3. Function of the parameters

In many cases, interest lies not in the parameters themselves but in functions of these parameters. By using the formula argument, we can compute user-defined functions of the estimated parameters along with their standard errors. No additional arguments are required for this functionality.

predict(mod_1, formula = ~ k / L * 100) |> kable()

uid	fn_name	formula	predicted.value	std.error
40	fun_logistic	k/L * 100	0.1990757	0.0173468
166	fun_logistic	k/L * 100	0.2644616	0.0312821

predict(mod_1, formula = ~ (k * L) / 4) |> kable()
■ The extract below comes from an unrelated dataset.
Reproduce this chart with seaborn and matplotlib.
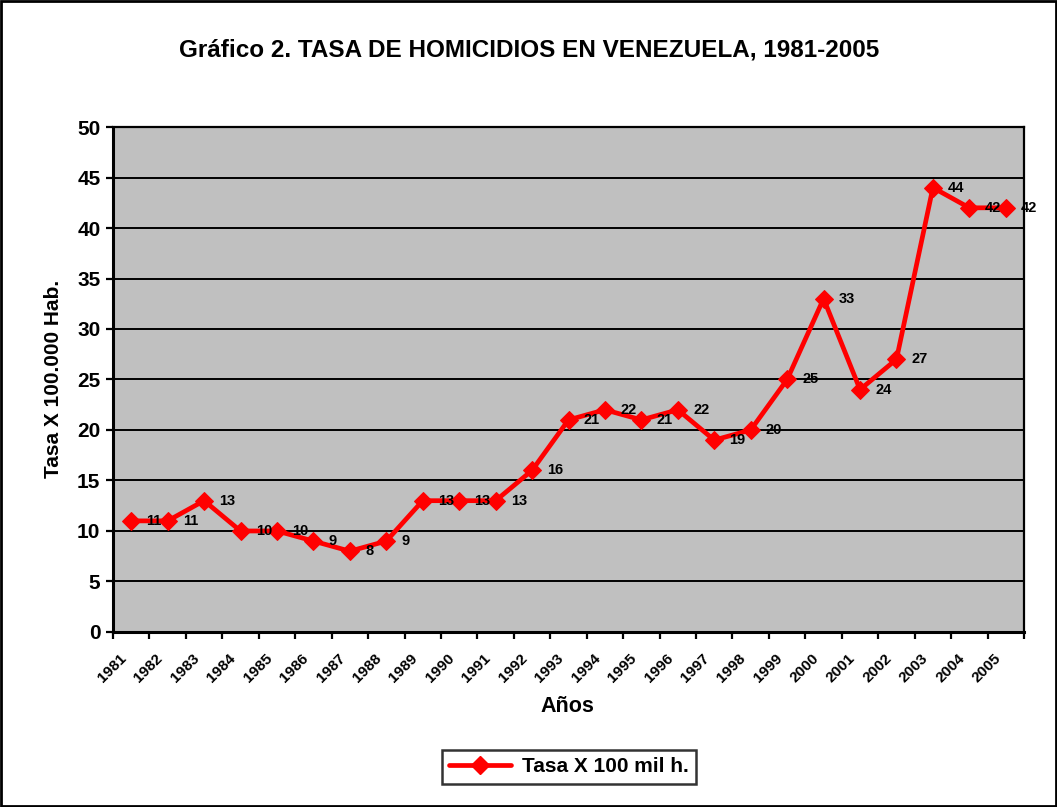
import matplotlib
matplotlib.use("Agg")
import matplotlib.pyplot as plt
from matplotlib.lines import Line2D
from matplotlib.patches import Rectangle
from matplotlib.ticker import MultipleLocator, FixedLocator, NullFormatter
from matplotlib.transforms import ScaledTranslation
import seaborn as sns
import pandas as pd

years = list(range(1981, 2006))
tasa = [11, 11, 13, 10, 10, 9, 8, 9, 13, 13, 13, 16, 21, 22, 21, 22,
        19, 20, 25, 33, 24, 27, 44, 42, 42]
series_name = "Tasa X 100 mil h."
title = "Gráfico 2. TASA DE HOMICIDIOS EN VENEZUELA, 1981-2005"
xlabel = "Años"
ylabel = "Tasa X 100.000 Hab."

df = pd.DataFrame({"year": years, "tasa": tasa})

sns.set_theme(style="white")
plt.rcParams["font.family"] = ["Liberation Sans", "DejaVu Sans"]
plt.rcParams["font.weight"] = "bold"
plt.rcParams["text.color"] = "black"
plt.rcParams["xtick.color"] = "black"
plt.rcParams["ytick.color"] = "black"
plt.rcParams["axes.labelcolor"] = "black"

fig = plt.figure(figsize=(10.57, 8.07), dpi=100)
ax = fig.add_axes([0.1069, 0.2169, 0.8619, 0.6257])
ax.set_facecolor("#C0C0C0")

red = "#FF0000"
sns.lineplot(data=df, x="year", y="tasa", ax=ax, color=red, lw=3.4,
             marker="D", markersize=9.5, markeredgecolor=red, zorder=3)

# value labels to the right of each point
for x, y in zip(years, tasa):
    ax.annotate(f"{y}", (x, y), xytext=(11, 0), textcoords="offset points",
                ha="left", va="center", fontsize=10.5, fontweight="bold",
                color="black", zorder=4)

ax.set_xlim(years[0] - 0.5, years[-1] + 0.5)
ax.set_ylim(0, 50)
ax.yaxis.set_major_locator(MultipleLocator(5))
ax.grid(axis="y", color="black", lw=1.4)
ax.set_axisbelow(True)

# tick marks on category boundaries, year labels slanted under each category
ax.xaxis.set_major_locator(FixedLocator([y - 0.5 for y in years] + [years[-1] + 0.5]))
ax.xaxis.set_major_formatter(NullFormatter())
ax.tick_params(axis="x", length=5, width=1.6, color="black",
               direction="out", bottom=True)
label_tf = ax.get_xaxis_transform() + ScaledTranslation(-0.12, -0.19, fig.dpi_scale_trans)
for yr in years:
    ax.text(yr, 0, str(yr), transform=label_tf, rotation=45, ha="right",
            va="top", rotation_mode="anchor", fontsize=11, fontweight="bold")

ax.tick_params(axis="y", length=5, width=1.6, color="black", direction="out",
               left=True, labelsize=15, pad=4)
for lab in ax.get_yticklabels():
    lab.set_fontweight("bold")

for s in ax.spines.values():
    s.set_visible(True)
    s.set_color("black")
    s.set_linewidth(1.6)
ax.spines["left"].set_linewidth(2.2)
ax.spines["bottom"].set_linewidth(2.2)

ax.set_xlabel("")
ax.set_ylabel("")
fig.text(0.537, 0.124, xlabel, ha="center", va="center", fontsize=15.5,
         fontweight="bold")
fig.text(0.051, 0.53, ylabel, ha="center", va="center", rotation=90,
         fontsize=15, fontweight="bold")
fig.text(0.501, 0.938, title, ha="center", va="center", fontsize=17.5,
         fontweight="bold")

handle = Line2D([], [], color=red, lw=3.4, marker="D", markersize=9.5,
                markeredgecolor=red)
leg = fig.legend([handle], [series_name], loc="center",
                 bbox_to_anchor=(0.538, 0.0496), frameon=True, fancybox=False,
                 edgecolor="black", prop={"size": 15, "weight": "bold"},
                 handlelength=3.0, borderpad=0.35, handletextpad=0.5)
leg.get_frame().set_linewidth(1.8)

fig.patches.append(Rectangle((0.001, 0.001), 0.998, 0.998, transform=fig.transFigure,
                             fill=False, edgecolor="black", lw=2))

fig.savefig("out.png", dpi=100)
uid	fn_name	formula	predicted.value	std.error
40	fun_logistic	(k * L)/4	4.959301	0.3761384
166	fun_logistic	(k * L)/4	6.480310	0.7140117

4. Derivatives

For those interested in the derivatives of the fitted function, predict.modeler() provides tools to compute both the first (\(f'(x)\)) and second order (\(f''(x)\)) derivatives at specified points or over intervals. While derivatives for logistic functions are straightforward to compute analytically, this is not true for many other functions. To address this, predict() employs a numerical approximation using the “Richardson” method.
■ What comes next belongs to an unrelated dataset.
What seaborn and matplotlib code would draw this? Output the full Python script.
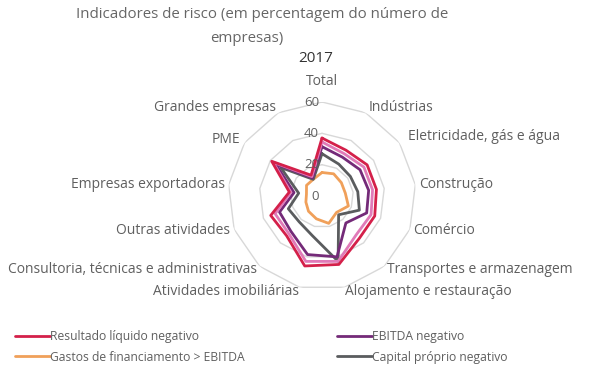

For the logistic function, the first derivative has the following form:

\[ f'(t) = \frac{k L e^{-k(t - t_0)}}{\left(1 + e^{-k(t - t_0)}\right)^2} \]

And the second derivative the following:

\[f''(t) = \frac{k^2 L e^{-k(t - t_0)} \left(1 - e^{-k(t - t_0)}\right)}{\left(1 + e^{-k(t - t_0)}\right)^3}\] Here the first derivative tells us the growth rate, while the second derivative reveals how the growth rate is accelerating or decelerating.

4.1. First derivative

To compute the first derivative, set type = "fd" in the predict() function and provide points or intervals in the x argument. In case we just want to visualize the first derivative we can use the plot() function.
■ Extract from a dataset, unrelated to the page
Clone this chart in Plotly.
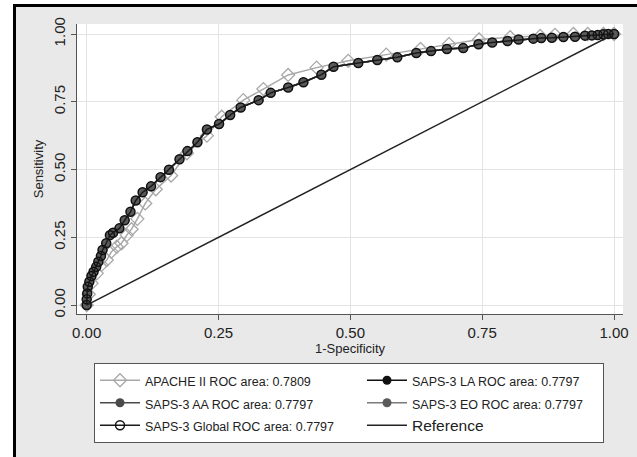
import plotly.graph_objects as go

# ---- data ----
saps_fpr = [0.0, 0.000, 0.001, 0.002, 0.005, 0.009, 0.013, 0.018, 0.022, 0.027, 0.030, 0.037,
            0.044, 0.050, 0.062, 0.072, 0.083, 0.093, 0.106, 0.122, 0.140, 0.156, 0.176, 0.191,
            0.210, 0.228, 0.251, 0.272, 0.292, 0.326, 0.349, 0.382, 0.411, 0.445, 0.468, 0.515,
            0.551, 0.589, 0.625, 0.653, 0.683, 0.714, 0.743, 0.769, 0.798, 0.819, 0.847, 0.862,
            0.882, 0.904, 0.926, 0.945, 0.958, 0.969, 0.980, 0.989, 1.0]
saps_tpr = [0.0, 0.021, 0.043, 0.068, 0.086, 0.107, 0.123, 0.141, 0.160, 0.181, 0.203, 0.228,
            0.258, 0.267, 0.283, 0.313, 0.344, 0.386, 0.416, 0.438, 0.472, 0.499, 0.538, 0.568,
            0.601, 0.648, 0.668, 0.701, 0.729, 0.756, 0.783, 0.803, 0.822, 0.850, 0.879, 0.893,
            0.904, 0.914, 0.930, 0.937, 0.945, 0.948, 0.962, 0.969, 0.974, 0.980, 0.983, 0.985,
            0.986, 0.989, 0.990, 0.994, 0.995, 0.996, 0.999, 1.0, 1.0]

apache_fpr = [0.0, 0.004, 0.009, 0.019, 0.028, 0.038, 0.047, 0.057, 0.066, 0.076, 0.085, 0.096,
              0.111, 0.131, 0.160, 0.190, 0.228, 0.256, 0.297, 0.335, 0.382, 0.436, 0.496, 0.568,
              0.633, 0.687, 0.744, 0.803, 0.860, 0.888, 0.923, 0.950, 0.980, 1.0]
apache_tpr = [0.0, 0.040, 0.080, 0.117, 0.148, 0.166, 0.197, 0.215, 0.228, 0.258, 0.280, 0.318,
              0.375, 0.427, 0.478, 0.560, 0.625, 0.695, 0.756, 0.797, 0.849, 0.876, 0.901, 0.924,
              0.945, 0.963, 0.980, 0.988, 0.993, 0.997, 1.0, 1.0, 1.0, 1.0]

ref_x = [0.0, 1.0]
ref_y = [0.0, 1.0]

tick_vals = [0.0, 0.25, 0.5, 0.75, 1.0]
tick_text = ["0.00", "0.25", "0.50", "0.75", "1.00"]

names = {
    "apache": "APACHE II ROC area: 0.7809",
    "la": "SAPS-3 LA ROC area: 0.7797",
    "aa": "SAPS-3 AA ROC area: 0.7797",
    "eo": "SAPS-3 EO ROC area: 0.7797",
    "glob": "SAPS-3 Global ROC area: 0.7797",
    "ref": "Reference",
}

FONT = "Liberation Sans, Arial, sans-serif"
COL1_W = 212
COL2_W = 186


def small(t, s=12.5):
    return f'<span style="font-size:{s}px">{t}</span>'


fig = go.Figure()
fig.add_trace(go.Scatter(x=apache_fpr, y=apache_tpr, mode="lines+markers", name=small(names["apache"]),
                         legendrank=1, legendwidth=COL1_W,
                         line=dict(color="#a8a8a8", width=1.5),
                         marker=dict(symbol="diamond-open", size=10, color="#a8a8a8", line=dict(width=1.3))))
fig.add_trace(go.Scatter(x=saps_fpr, y=saps_tpr, mode="lines+markers", name=small(names["aa"]),
                         legendrank=3, legendwidth=COL1_W,
                         line=dict(color="#4a4a4a", width=1.5),
                         marker=dict(symbol="circle", size=9, color="#4a4a4a")))
fig.add_trace(go.Scatter(x=saps_fpr, y=saps_tpr, mode="lines+markers", name=small(names["la"]),
                         legendrank=2, legendwidth=COL2_W,
                         line=dict(color="#111111", width=1.5),
                         marker=dict(symbol="circle", size=9, color="#111111")))
fig.add_trace(go.Scatter(x=saps_fpr, y=saps_tpr, mode="lines+markers", name=small(names["eo"]),
                         legendrank=4, legendwidth=COL2_W,
                         line=dict(color="#7a7a7a", width=1.5),
                         marker=dict(symbol="circle", size=9, color="#5a5a5a")))
fig.add_trace(go.Scatter(x=saps_fpr, y=saps_tpr, mode="lines+markers", name=small(names["glob"]),
                         legendrank=5, legendwidth=COL1_W,
                         line=dict(color="#1a1a1a", width=1.5),
                         marker=dict(symbol="circle-open", size=9, color="#111111", line=dict(width=1.5))))
fig.add_trace(go.Scatter(x=ref_x, y=ref_y, mode="lines", name=small(names["ref"], 15.5),
                         legendrank=6, legendwidth=COL2_W,
                         line=dict(color="#222222", width=1.5)))


def px_x(p):
    return (p - 77) / 546.0


def px_y(p):
    return (314 - p) / 290.0


shapes = [
    dict(type="rect", xref="paper", yref="paper", x0=px_x(0), x1=px_x(13), y0=px_y(457), y1=px_y(0),
         fillcolor="white", line=dict(width=0), layer="below"),
    dict(type="rect", xref="paper", yref="paper", x0=px_x(0), x1=px_x(637), y0=px_y(4), y1=px_y(0),
         fillcolor="white", line=dict(width=0), layer="below"),
    dict(type="line", xref="paper", yref="paper", x0=px_x(14.5), x1=px_x(14.5), y0=px_y(457), y1=px_y(4),
         line=dict(color="black", width=3)),
    dict(type="line", xref="paper", yref="paper", x0=px_x(13), x1=px_x(637), y0=px_y(5.5), y1=px_y(5.5),
         line=dict(color="black", width=3)),
]

axis_common = dict(
    tickvals=tick_vals, ticktext=tick_text,
    showline=True, linecolor="#555555", linewidth=1.2,
    ticks="outside", ticklen=5, tickcolor="#555555", tickwidth=1.2,
    showgrid=True, gridcolor="#e4e4e4", gridwidth=1,
    zeroline=False, mirror=False,
    tickfont=dict(family=FONT, size=15, color="#222222"),
)

fig.update_layout(
    width=637, height=457,
    margin=dict(l=77, r=14, t=24, b=143, autoexpand=False),
    paper_bgcolor="#e9e9e9", plot_bgcolor="white",
    font=dict(family=FONT, color="#222222"),
    xaxis=dict(range=[-0.0184, 1.017], automargin=False,
               title=dict(text="1-Specificity", font=dict(size=13), standoff=2),
               **axis_common),
    yaxis=dict(range=[-0.033, 1.037], tickangle=-90, automargin=False,
               title=dict(text="Sensitivity", font=dict(size=13), standoff=4), **axis_common),
    showlegend=True,
    legend=dict(orientation="h", x=px_x(94), y=px_y(363), xanchor="left", yanchor="top",
                bgcolor="white", bordercolor="#555555", borderwidth=1,
                font=dict(family=FONT, size=15, color="#222222"),
                itemwidth=40, entrywidthmode="pixels", traceorder="normal"),
    shapes=shapes,
)

fig.write_html("out.html", config={"displayModeBar": False},
               post_script="document.body.style.margin='0';document.body.style.overflow='hidden';")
plot(mod_1, id = plots, type = 5, color = "blue", add_ci = FALSE)

plot 1 deriv

The \(x\)-coordinate where the maximum occurs can be found programmatically, and the corresponding value of \(\hat{f}(x)\) can be computed using point predictions as follows:

interval <- seq(0, 100, by = 0.1)
points_fd <- mod_1 |>
  predict(x = interval, type = "fd") |>
  group_by(uid) |>
  summarise(
    max_fd = max(predicted.value),
    argmax_fd = x_new[which.max(predicted.value)]
  )
points_fd |> kable()

uid	max_fd	argmax_fd
40	4.959300	47.7
166	6.480117	42.8

mod_1 |>
  plot(id = plots, type = 3) +
  color_palette(palette = "jco") +
  geom_vline(data = points_fd, aes(xintercept = argmax_fd), linetype = 2) +
  geom_label(data = points_fd, aes(x = argmax_fd, y = 0, label = argmax_fd)) +
  facet_wrap(~uid) +
  theme(legend.position = "none")

plot deriv

points_fd$y_hat <- sapply(
  X = plots,
  FUN = \(i) {
    mod_1 |>
      predict(x = points_fd[points_fd$uid == i, "argmax_fd"], id = i) |>
      pull(predicted.value)
  }
)
points_fd |> kable()

uid	max_fd	argmax_fd	y_hat
40	4.959300	47.7	49.88846
166	6.480117	42.8	49.23131

mod_1 |>
  plot(id = plots, type = 3) +
  color_palette(palette = "jco") +
  geom_point(data = points_fd, aes(x = argmax_fd, y = y_hat), shape = 8)

plot points

4.2. Second derivative

Similarly, the second derivative can be calculated by setting type = "sd". This derivative shows how the growth rate itself is changing, helping to determine when growth starts to slow down or speed up.

plot(mod_1, id = plots, type = 6, color = "blue", add_ci = FALSE)

plot 2 deriv

We can also identify where the second derivative reaches its maximum and minimum values, and plot these changes for a deeper understanding of the growth dynamics.

points_sd <- mod_1 |>
  predict(x = interval, type = "sd") |>
  group_by(uid) |>
  summarise(
    max_sd = max(predicted.value),
    argmax_sd = x_new[which.max(predicted.value)],
    min_sd = min(predicted.value),
    argmin_sd = x_new[which.min(predicted.value)]
  )
points_sd |> kable()

uid	max_sd	argmax_sd	min_sd	argmin_sd
40	0.3793269	41.1	-0.3793232	54.3
166	0.6530569	37.8	-0.6530419	47.9

mod_1 |>
  plot(id = plots, type = 3) +
  color_palette(palette = "jco") +
  geom_vline(data = points_sd, aes(xintercept = argmax_sd), linetype = 2) +
  geom_vline(data = points_sd, aes(xintercept = argmin_sd), linetype = 2) +
  facet_wrap(~uid) +
  theme(legend.position = "none")

plot deriv 2

5. Conclusions

The predict.modeler() function, as part of the modeling toolkit, offers a range of useful predictions that can be tailored to various needs—whether it’s making point estimates, exploring the area under a curve, or analyzing derivatives. While the examples presented here showcase the flexibility and power of the function, they are just the beginning. Every dataset and research question brings its own unique challenges, and we hope this vignette demonstrates how predict.modeler() can help address those.